Linemates Mikko Rantanen (Finland) and Gabriel Landeskog (Sweden) trying to weave through Nathan MacKinnon (Canada)? Leon Draisaitl (Germany) jostling Connor McDavid (Canada) against the boards? Tell me that’s not better than the stale, divisional tournament.
Dimitri Filipovic, hockey analytics writer:I’m perfectly OK with the current 3-on-3 format. It works because it’s fast, it’s exciting, and it accentuates all of the immense offensive talent that’s on the ice. Those are the very best things about today’s game, and therefore it makes plenty of sense to highlight those qualities during a showcase of the league’s brightest stars. Most importantly, the players seem to like it, and as a result we’ve actually seen some inspired competition in recent years. You’re never going to be able to replicate playoff level intensity in an exhibition game like this, but even the slightest bit of competitiveness from the players goes a long way towards giving fans a reason to care about the event.
If I were to change one thing, it would be the selection process. While I understand the logistical importance of having every single team represented, it ultimately diminishes the significance of the event when it comes at the price of actually having all of the league’s best in attendance. Fans want to see the most prolific players in action, shedding the constraints of the positions they play, their teams and their divisions.
It’s silly that a player like Mark Giordano — who is second among defensemen in scoring, a popular midseason pick for the Norris Trophy, and one of the main driving forces behind the team surprisingly sitting atop the Western Conference — isn’t at this event because of a numbers game. By any objective measure he should be there, but won’t, because the Pacific Division only gets two defense slots, one of which is being given to Drew Doughty due to the fact the lowly Kings don’t have anyone else even remotely deserving. Similarly, teams like the Lightning and Maple Leafs have been so dynamic offensively that they should each realistically have at least four representatives based on merit, but they only get so many slices of pie themselves.
Ben Arledge, associate NHL editor: I like the current tournament format, with two caveats.
First, I’d go to 4-on-4. Sure, 3-on-3 hockey is exciting, fast-paced and creative when we get to see it during regular-season overtime frames. But during the All-Star Game, it just lends itself to more space for players skating half-speed and with very little effort on the defensive side of things. You end up with lackluster energy, little urgency with the puck and a ridiculous amount of slow 2-on-0 rushes. Sound fun? Maybe during the regular season when it matters, but it’s not at this pace, and it grows old pretty quick. Instead, make it 4-on-4. Players have space to be creative, but not too much. You’ll get some odd-man rushes and breakaways, but the goalies won’t be left completely on their own.

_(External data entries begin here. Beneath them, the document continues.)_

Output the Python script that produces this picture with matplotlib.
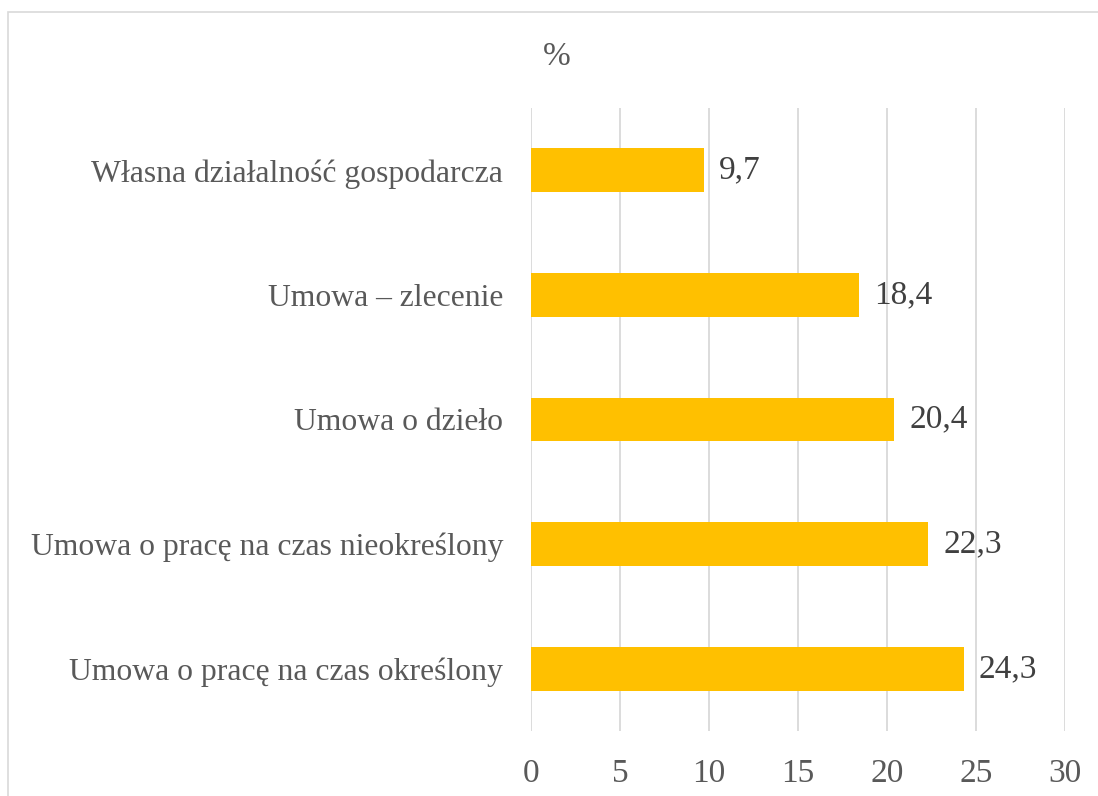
import matplotlib.pyplot as plt
from matplotlib.patches import Rectangle

# Dane
categories = ['Umowa o pracę na czas określony',
              'Umowa o pracę na czas nieokreślony',
              'Umowa o dzieło',
              'Umowa – zlecenie',
              'Własna działalność gospodarcza']
values = [24.3, 22.3, 20.4, 18.4, 9.7]
value_labels = ['24,3', '22,3', '20,4', '18,4', '9,7']
xticks = [0, 5, 10, 15, 20, 25, 30]

W, H = 1098, 796
fig = plt.figure(figsize=(W / 100, H / 100), dpi=100)
plt.rcParams['font.family'] = ['Liberation Serif', 'DejaVu Serif']

# ramka wykresu
fig.patches.append(Rectangle((8 / W, -0.1), 1.2, 1.1 - 12 / H, transform=fig.transFigure,
                             fill=False, edgecolor='#D9D9D9', linewidth=1.2))

ax = fig.add_axes([531 / W, 1 - 731 / H, (1065 - 531) / W, (731 - 108) / H])
ax.barh(range(len(categories)), values, height=0.35, color='#FFC000', zorder=3)
ax.set_xlim(0, 30)
ax.set_ylim(-0.5, len(categories) - 0.5)
ax.set_xticks(xticks)
ax.set_xticklabels([str(t) for t in xticks])
ax.set_yticks(range(len(categories)))
ax.set_yticklabels(categories)
ax.grid(axis='x', color='#D9D9D9', linewidth=1.3, zorder=0)
for s in ax.spines.values():
    s.set_visible(False)
ax.tick_params(axis='x', length=0, pad=20, labelsize=24, labelcolor='#595959')
ax.tick_params(axis='y', length=0, pad=20, labelsize=22.8, labelcolor='#595959')

for i, (v, lab) in enumerate(zip(values, value_labels)):
    ax.text(v + 0.85, i, lab, va='center', ha='left', fontsize=24, color='#404040')

fig.text(557 / W, 1 - 57 / H, '%', ha='center', va='center', fontsize=24, color='#595959')

fig.savefig('out.png', dpi=100)
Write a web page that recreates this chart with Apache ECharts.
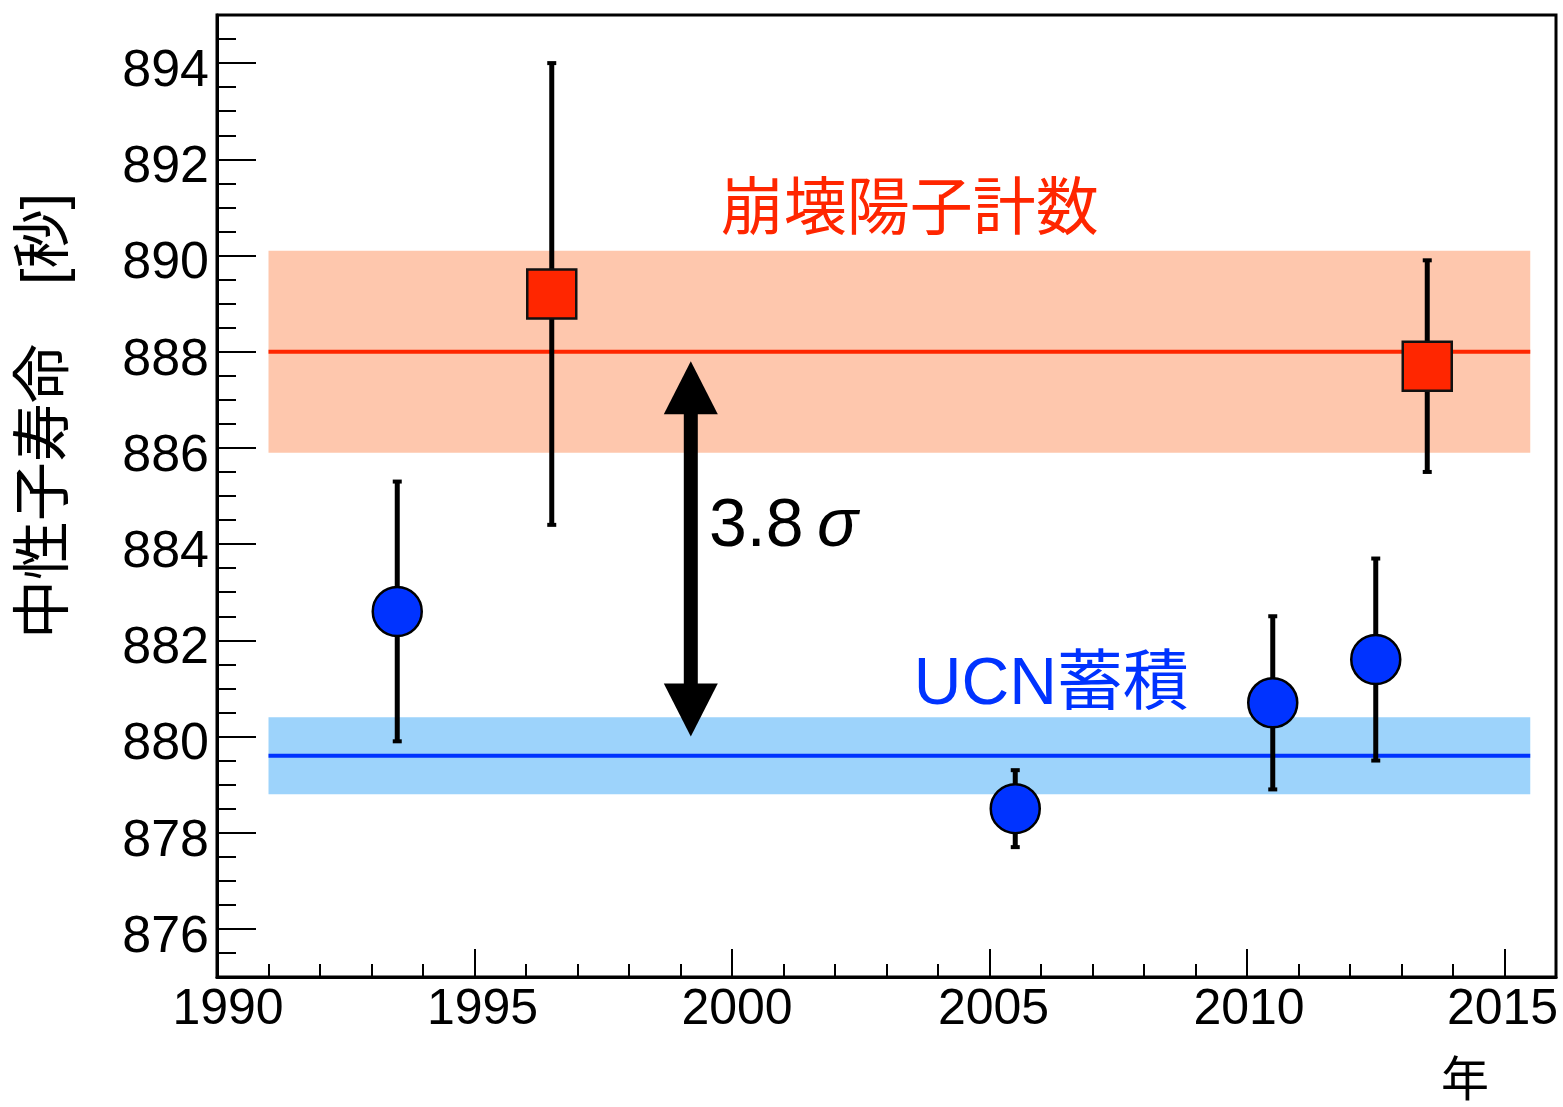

Second, I’d ditch the divisions. Does anyone really care about the Metropolitan versus Atlantic? How about this: The NHL and NHLPA recently pulled out of the 2020 World Cup of Hockey, and whether NHL players will return to the Olympics is an ongoing situation. So why not go international here? The players might actually care, playing against national rivals.
I propose four teams: the United States, Canada, Scandinavia and continental Europe. The Nordic squad would get Finland, Sweden, Norway and Denmark. Europe would get Russia, the Czech Republic, Slovakia, Switzerland, Germany and so on. Tell me that wouldn’t be more fun. Team Europe’s Nikita Kucherov scorching down the right side and letting go a snapshot high at the Scandinavia’s Henrik Lundqvist, or Americans Auston Matthews and Johnny Gaudreau setting up a nice passing play as they close in on Canada’s Marc-Andre Fleury, or a red-and-white clad Connor McDavid using his wheels in a foot race against Mikko Rantanen. People would be talking it, and it’d be a whole lot more fun to watch — and probably a whole lot more fun for the players participating.